#### GIVEN PROBLEM:
Each line of the material must be repeated precisely, with the pictures left out.

>> START

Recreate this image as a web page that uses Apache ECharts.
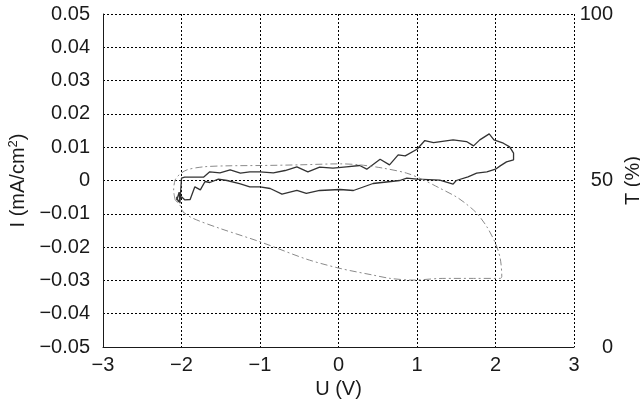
<!DOCTYPE html>
<html>
<head>
<meta charset="utf-8">
<script src="https://cdn.jsdelivr.net/npm/echarts@6/dist/echarts.min.js"></script>
<style>
  html, body { margin: 0; padding: 0; background: #fff; }
  #chart { width: 640px; height: 401px; }
</style>
</head>
<body>
<div id="chart"></div>
<script>
  // 电流曲线 I (mA/cm2) vs U (V)
  const uCurrent = [-2.06, -2.03, -2.02, -2.00, -1.96, -1.72, -1.64, -1.51, -1.38, -1.25, -1.13, -1.00, -0.83, -0.68, -0.53, -0.39, -0.24, -0.07, 0.10, 0.27, 0.36, 0.53, 0.65, 0.76, 0.85, 1.00, 1.10, 1.21, 1.46, 1.63, 1.72, 1.80, 1.92, 1.98, 2.10, 2.18, 2.23, 2.23, 2.14, 2.06, 2.00, 1.89, 1.76, 1.65, 1.50, 1.46, 1.29, 1.00, 0.87, 0.78, 0.44, 0.19, 0.02, -0.24, -0.41, -0.53, -0.72, -0.87, -1.00, -1.13, -1.25, -1.42, -1.53, -1.64, -1.70, -1.76, -1.83, -1.89, -1.96, -2.00, -2.04, -2.06, -2.06]
  const iCurrent = [-0.0059, -0.0035, -0.0068, 0.0007, 0.0010, 0.0010, 0.0026, 0.0023, 0.0032, 0.0022, 0.0026, 0.0026, 0.0023, 0.0030, 0.0041, 0.0026, 0.0040, 0.0037, 0.0041, 0.0045, 0.0034, 0.0064, 0.0047, 0.0077, 0.0074, 0.0094, 0.0120, 0.0114, 0.0122, 0.0117, 0.0104, 0.0122, 0.0140, 0.0122, 0.0112, 0.0101, 0.0082, 0.0062, 0.0056, 0.0044, 0.0034, 0.0026, 0.0022, 0.0011, 0.0000, -0.0011, 0.0001, 0.0004, 0.0007, 0.0000, -0.0009, -0.0030, -0.0027, -0.0030, -0.0039, -0.0030, -0.0041, -0.0024, -0.0019, -0.0019, -0.0010, 0.0000, 0.0004, -0.0006, -0.0003, -0.0028, -0.0019, -0.0057, -0.0058, -0.0049, -0.0064, -0.0049, -0.0059]

  // 透过率曲线 T (%) vs U (V)
  const uTrans = [-2.08, -2.10, -2.08, -2.03, -1.93, -1.72, -1.42, -1.00, -0.50, 0.02, 0.27, 0.57, 0.87, 1.08, 1.29, 1.50, 1.63, 1.76, 1.89, 2.00, 2.06, 2.08, 2.06, 1.72, 1.33, 0.95, 0.66, 0.44, 0.02, -0.41, -1.00, -1.51, -1.85, -1.98, -2.02, -2.08]
  const tTrans = [44.1, 47.1, 50.2, 51.7, 53.2, 54.1, 54.4, 54.5, 54.7, 55.0, 54.7, 53.7, 52.2, 50.2, 47.7, 45.1, 42.9, 40.2, 36.1, 31.1, 26.6, 21.1, 20.6, 20.6, 20.6, 20.1, 20.6, 21.6, 23.6, 26.4, 31.6, 35.6, 38.6, 40.6, 42.6, 44.1]

  // 坐标轴范围 [min, max, interval]
  const uRange = [-3, 3, 1]
  const iRange = [-0.05, 0.05, 0.01]
  const tRange = [0, 100, 50]

  const zip = (xs, ys) => xs.map((x, k) => [x, ys[k]])
  const minus = s => String(s).replace('-', '\u2212')
  const font = 'Liberation Sans, Arial, Helvetica, sans-serif'
  const ink = '#1a1a1a'
  const dotted = { show: true, lineStyle: { color: '#000', width: 1, type: [2, 2] } }

  const option = {
    animation: false,
    grid: { left: 103, right: 66, top: 14, bottom: 54, outerBoundsMode: 'none', containLabel: false },
    xAxis: {
      type: 'value',
      min: uRange[0], max: uRange[1], interval: uRange[2],
      name: 'U (V)', nameLocation: 'middle', nameGap: 32,
      nameTextStyle: { fontFamily: font, fontSize: 20, color: ink },
      axisLine: { show: true, onZero: false, lineStyle: { color: ink, width: 1 } },
      axisTick: { show: false },
      axisLabel: { fontFamily: font, fontSize: 20, color: ink, margin: 8, formatter: v => minus(v) },
      splitLine: dotted
    },
    yAxis: [{
      type: 'value',
      min: iRange[0], max: iRange[1], interval: iRange[2],
      name: 'I (mA/cm{sup|2})', nameLocation: 'middle', nameGap: 73, nameRotate: 90,
      nameTextStyle: {
        fontFamily: font, fontSize: 20, color: ink,
        rich: { sup: { fontFamily: font, fontSize: 13, color: ink, padding: [0, 0, 10, 0] } }
      },
      axisLine: { show: true, onZero: false, lineStyle: { color: ink, width: 1 } },
      axisTick: { show: false },
      axisLabel: {
        fontFamily: font, fontSize: 20, color: ink, margin: 13,
        formatter: v => Math.abs(v) < 1e-9 ? '0' : minus(v.toFixed(2))
      },
      splitLine: dotted
    }, {
      type: 'value',
      position: 'right',
      min: tRange[0], max: tRange[1], interval: tRange[2],
      name: 'T (%)', nameLocation: 'middle', nameGap: 46, nameRotate: 90,
      nameTextStyle: { fontFamily: font, fontSize: 20, color: ink },
      axisLine: { show: false },
      axisTick: { show: false },
      axisLabel: { fontFamily: font, fontSize: 20, color: ink, margin: 39, align: 'right' },
      splitLine: { show: false }
    }],
    series: [{
      type: 'line',
      data: zip(uCurrent, iCurrent),
      showSymbol: false,
      lineStyle: { color: '#333', width: 1.3 }
    }, {
      type: 'line',
      yAxisIndex: 1,
      data: zip(uTrans, tTrans),
      showSymbol: false,
      smooth: 0.3,
      lineStyle: { color: '#8a8a8a', width: 1, type: [7, 3, 2, 3] }
    }]
  }

  const chart = echarts.init(document.getElementById('chart'))
  chart.setOption(option)
</script>
</body>
</html>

>> END

#### OUTPUT FOR THIS TASK:
Recreate this image as a web page that uses Apache ECharts.
<!DOCTYPE html>
<html>
<head>
<meta charset="utf-8">
<script src="https://cdn.jsdelivr.net/npm/echarts@6/dist/echarts.min.js"></script>
<style>
  html, body { margin: 0; padding: 0; background: #fff; }
  #chart { width: 640px; height: 401px; }
</style>
</head>
<body>
<div id="chart"></div>
<script>
  // 电流曲线 I (mA/cm2) vs U (V)
  const uCurrent = [-2.06, -2.03, -2.02, -2.00, -1.96, -1.72, -1.64, -1.51, -1.38, -1.25, -1.13, -1.00, -0.83, -0.68, -0.53, -0.39, -0.24, -0.07, 0.10, 0.27, 0.36, 0.53, 0.65, 0.76, 0.85, 1.00, 1.10, 1.21, 1.46, 1.63, 1.72, 1.80, 1.92, 1.98, 2.10, 2.18, 2.23, 2.23, 2.14, 2.06, 2.00, 1.89, 1.76, 1.65, 1.50, 1.46, 1.29, 1.00, 0.87, 0.78, 0.44, 0.19, 0.02, -0.24, -0.41, -0.53, -0.72, -0.87, -1.00, -1.13, -1.25, -1.42, -1.53, -1.64, -1.70, -1.76, -1.83, -1.89, -1.96, -2.00, -2.04, -2.06, -2.06]
  const iCurrent = [-0.0059, -0.0035, -0.0068, 0.0007, 0.0010, 0.0010, 0.0026, 0.0023, 0.0032, 0.0022, 0.0026, 0.0026, 0.0023, 0.0030, 0.0041, 0.0026, 0.0040, 0.0037, 0.0041, 0.0045, 0.0034, 0.0064, 0.0047, 0.0077, 0.0074, 0.0094, 0.0120, 0.0114, 0.0122, 0.0117, 0.0104, 0.0122, 0.0140, 0.0122, 0.0112, 0.0101, 0.0082, 0.0062, 0.0056, 0.0044, 0.0034, 0.0026, 0.0022, 0.0011, 0.0000, -0.0011, 0.0001, 0.0004, 0.0007, 0.0000, -0.0009, -0.0030, -0.0027, -0.0030, -0.0039, -0.0030, -0.0041, -0.0024, -0.0019, -0.0019, -0.0010, 0.0000, 0.0004, -0.0006, -0.0003, -0.0028, -0.0019, -0.0057, -0.0058, -0.0049, -0.0064, -0.0049, -0.0059]

  // 透过率曲线 T (%) vs U (V)
  const uTrans = [-2.08, -2.10, -2.08, -2.03, -1.93, -1.72, -1.42, -1.00, -0.50, 0.02, 0.27, 0.57, 0.87, 1.08, 1.29, 1.50, 1.63, 1.76, 1.89, 2.00, 2.06, 2.08, 2.06, 1.72, 1.33, 0.95, 0.66, 0.44, 0.02, -0.41, -1.00, -1.51, -1.85, -1.98, -2.02, -2.08]
  const tTrans = [44.1, 47.1, 50.2, 51.7, 53.2, 54.1, 54.4, 54.5, 54.7, 55.0, 54.7, 53.7, 52.2, 50.2, 47.7, 45.1, 42.9, 40.2, 36.1, 31.1, 26.6, 21.1, 20.6, 20.6, 20.6, 20.1, 20.6, 21.6, 23.6, 26.4, 31.6, 35.6, 38.6, 40.6, 42.6, 44.1]

  // 坐标轴范围 [min, max, interval]
  const uRange = [-3, 3, 1]
  const iRange = [-0.05, 0.05, 0.01]
  const tRange = [0, 100, 50]

  const zip = (xs, ys) => xs.map((x, k) => [x, ys[k]])
  const minus = s => String(s).replace('-', '\u2212')
  const font = 'Liberation Sans, Arial, Helvetica, sans-serif'
  const ink = '#1a1a1a'
  const dotted = { show: true, lineStyle: { color: '#000', width: 1, type: [2, 2] } }

  const option = {
    animation: false,
    grid: { left: 103, right: 66, top: 14, bottom: 54, outerBoundsMode: 'none', containLabel: false },
    xAxis: {
      type: 'value',
      min: uRange[0], max: uRange[1], interval: uRange[2],
      name: 'U (V)', nameLocation: 'middle', nameGap: 32,
      nameTextStyle: { fontFamily: font, fontSize: 20, color: ink },
      axisLine: { show: true, onZero: false, lineStyle: { color: ink, width: 1 } },
      axisTick: { show: false },
      axisLabel: { fontFamily: font, fontSize: 20, color: ink, margin: 8, formatter: v => minus(v) },
      splitLine: dotted
    },
    yAxis: [{
      type: 'value',
      min: iRange[0], max: iRange[1], interval: iRange[2],
      name: 'I (mA/cm{sup|2})', nameLocation: 'middle', nameGap: 73, nameRotate: 90,
      nameTextStyle: {
        fontFamily: font, fontSize: 20, color: ink,
        rich: { sup: { fontFamily: font, fontSize: 13, color: ink, padding: [0, 0, 10, 0] } }
      },
      axisLine: { show: true, onZero: false, lineStyle: { color: ink, width: 1 } },
      axisTick: { show: false },
      axisLabel: {
        fontFamily: font, fontSize: 20, color: ink, margin: 13,
        formatter: v => Math.abs(v) < 1e-9 ? '0' : minus(v.toFixed(2))
      },
      splitLine: dotted
    }, {
      type: 'value',
      position: 'right',
      min: tRange[0], max: tRange[1], interval: tRange[2],
      name: 'T (%)', nameLocation: 'middle', nameGap: 46, nameRotate: 90,
      nameTextStyle: { fontFamily: font, fontSize: 20, color: ink },
      axisLine: { show: false },
      axisTick: { show: false },
      axisLabel: { fontFamily: font, fontSize: 20, color: ink, margin: 39, align: 'right' },
      splitLine: { show: false }
    }],
    series: [{
      type: 'line',
      data: zip(uCurrent, iCurrent),
      showSymbol: false,
      lineStyle: { color: '#333', width: 1.3 }
    }, {
      type: 'line',
      yAxisIndex: 1,
      data: zip(uTrans, tTrans),
      showSymbol: false,
      smooth: 0.3,
      lineStyle: { color: '#8a8a8a', width: 1, type: [7, 3, 2, 3] }
    }]
  }

  const chart = echarts.init(document.getElementById('chart'))
  chart.setOption(option)
</script>
</body>
</html>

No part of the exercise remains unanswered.